Contributor Spotlight: George Franklin

“The Ape in the Garden;” “Such was the funeral of Hector, breaker of horses;” “Muscovy Ducks;” and “Visitors” by George Franklin Franklin appeared in Issue 34 and can be found here.

We’d love to hear more about this set of poetry.

It’s always interesting to be asked a question that makes you see some work in a different way.  In this case, I immediately notice a certain morbidity (or I could put it less self-critically and say “awareness of death”) that is present in all four of these poems.  I can only hope that element is balanced out by a vividness, perhaps even a pleasure taken in the facts of the world.  

“Visitors” is based on strong childhood memories of how my family responded to our losses.  We were part of a way of life that was trying to hold on to the past.  I don’t think I understood that impulse at the time, and I just wanted to get away from it.  However, now I’ve collected enough years for that attitude to make a kind of sense, at least on a personal level. 

“The Ape in the Garden” approaches this theme from a different angle.  I was listening to Mahler’s Das Lied von der Erde, and the poem gathered as fragments from what I’d read (especially HD’s wonderful account of her analysis with Freud), some thoughts about Mahler’s understanding of how the vulgar intrudes into the sublime, and personal experiences—Dublin in 1971 and a ratcatcher’s window in Paris.  

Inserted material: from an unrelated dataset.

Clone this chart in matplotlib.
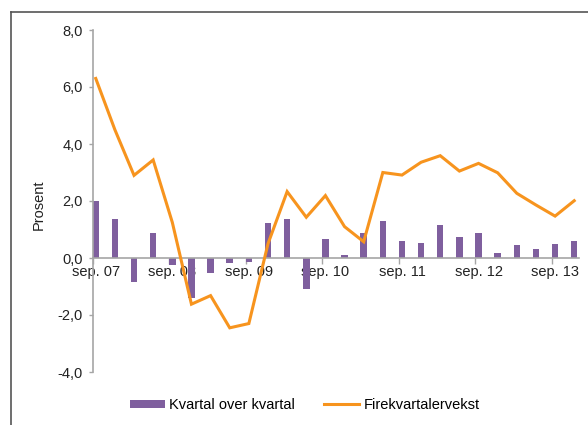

“Such Was the Funeral of Hector, Breaker of Horses” looks to Homer, not for an answer, but for an attitude.  The end of the Iliad is the masterpiece of understatement, and the last line is the height of that understatement.  The implication is that the Trojans are all Casandra; with Hector’s death, they can all see the future.  The translation that is the title of my poem was, I thought, from Lattimore, but it doesn’t match my copy of his Iliad.  Maybe it has shifted in my head over the years, and I creatively misremember.

“Muscovy Ducks” is almost reportage.  In Miami, this odd-looking breed has made a home for itself, and when our canals and lakes become inhospitable, they’re forced to pick up and move.  Much like the rest of us, their lives are constantly subject to what they can’t foresee.  

What was the most difficult part in writing this set?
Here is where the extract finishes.